* **DESCRIPTION OF THE TASK**: Set down each line of the data below exactly as it stands, dropping the pictures.

* **RAW DATA**:
########################################

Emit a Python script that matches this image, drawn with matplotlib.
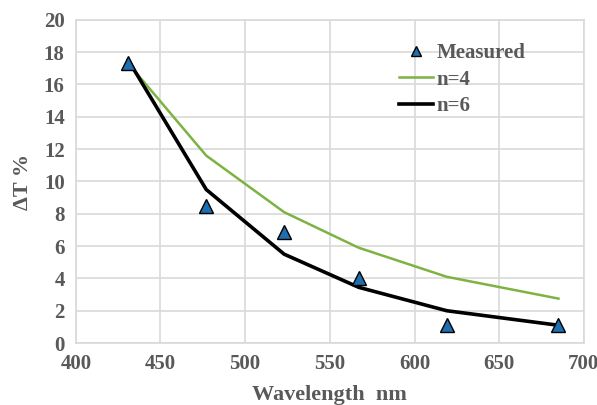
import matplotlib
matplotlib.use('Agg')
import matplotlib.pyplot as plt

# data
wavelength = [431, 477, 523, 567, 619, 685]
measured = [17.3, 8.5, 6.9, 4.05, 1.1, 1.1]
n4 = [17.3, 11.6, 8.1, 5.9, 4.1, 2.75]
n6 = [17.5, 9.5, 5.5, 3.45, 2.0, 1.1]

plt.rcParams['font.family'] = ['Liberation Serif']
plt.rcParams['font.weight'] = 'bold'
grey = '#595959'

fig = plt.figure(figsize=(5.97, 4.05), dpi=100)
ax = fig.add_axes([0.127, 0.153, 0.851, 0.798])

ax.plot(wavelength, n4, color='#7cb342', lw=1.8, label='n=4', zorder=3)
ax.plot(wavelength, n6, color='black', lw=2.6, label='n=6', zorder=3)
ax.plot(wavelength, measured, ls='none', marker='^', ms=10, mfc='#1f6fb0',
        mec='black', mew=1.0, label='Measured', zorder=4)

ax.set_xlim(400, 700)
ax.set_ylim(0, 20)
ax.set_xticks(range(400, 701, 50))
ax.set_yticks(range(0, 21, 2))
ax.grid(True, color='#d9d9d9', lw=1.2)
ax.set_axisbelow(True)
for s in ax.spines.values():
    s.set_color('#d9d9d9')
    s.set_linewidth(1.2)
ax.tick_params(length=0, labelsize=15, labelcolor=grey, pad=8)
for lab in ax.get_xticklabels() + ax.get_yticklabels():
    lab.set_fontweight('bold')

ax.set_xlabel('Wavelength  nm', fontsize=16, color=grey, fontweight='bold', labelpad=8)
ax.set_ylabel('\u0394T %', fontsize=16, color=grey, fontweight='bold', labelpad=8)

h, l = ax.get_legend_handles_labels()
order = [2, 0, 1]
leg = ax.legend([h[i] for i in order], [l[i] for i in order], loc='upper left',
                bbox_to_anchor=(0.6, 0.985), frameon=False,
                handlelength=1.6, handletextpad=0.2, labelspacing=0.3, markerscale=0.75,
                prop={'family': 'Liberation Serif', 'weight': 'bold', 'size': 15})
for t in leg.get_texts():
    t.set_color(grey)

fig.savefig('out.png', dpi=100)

########################################

* **ANSWER BELOW**:
Emit a Python script that matches this image, drawn with matplotlib.
import matplotlib
matplotlib.use('Agg')
import matplotlib.pyplot as plt

# data
wavelength = [431, 477, 523, 567, 619, 685]
measured = [17.3, 8.5, 6.9, 4.05, 1.1, 1.1]
n4 = [17.3, 11.6, 8.1, 5.9, 4.1, 2.75]
n6 = [17.5, 9.5, 5.5, 3.45, 2.0, 1.1]

plt.rcParams['font.family'] = ['Liberation Serif']
plt.rcParams['font.weight'] = 'bold'
grey = '#595959'

fig = plt.figure(figsize=(5.97, 4.05), dpi=100)
ax = fig.add_axes([0.127, 0.153, 0.851, 0.798])

ax.plot(wavelength, n4, color='#7cb342', lw=1.8, label='n=4', zorder=3)
ax.plot(wavelength, n6, color='black', lw=2.6, label='n=6', zorder=3)
ax.plot(wavelength, measured, ls='none', marker='^', ms=10, mfc='#1f6fb0',
        mec='black', mew=1.0, label='Measured', zorder=4)

ax.set_xlim(400, 700)
ax.set_ylim(0, 20)
ax.set_xticks(range(400, 701, 50))
ax.set_yticks(range(0, 21, 2))
ax.grid(True, color='#d9d9d9', lw=1.2)
ax.set_axisbelow(True)
for s in ax.spines.values():
    s.set_color('#d9d9d9')
    s.set_linewidth(1.2)
ax.tick_params(length=0, labelsize=15, labelcolor=grey, pad=8)
for lab in ax.get_xticklabels() + ax.get_yticklabels():
    lab.set_fontweight('bold')

ax.set_xlabel('Wavelength  nm', fontsize=16, color=grey, fontweight='bold', labelpad=8)
ax.set_ylabel('\u0394T %', fontsize=16, color=grey, fontweight='bold', labelpad=8)

h, l = ax.get_legend_handles_labels()
order = [2, 0, 1]
leg = ax.legend([h[i] for i in order], [l[i] for i in order], loc='upper left',
                bbox_to_anchor=(0.6, 0.985), frameon=False,
                handlelength=1.6, handletextpad=0.2, labelspacing=0.3, markerscale=0.75,
                prop={'family': 'Liberation Serif', 'weight': 'bold', 'size': 15})
for t in leg.get_texts():
    t.set_color(grey)

fig.savefig('out.png', dpi=100)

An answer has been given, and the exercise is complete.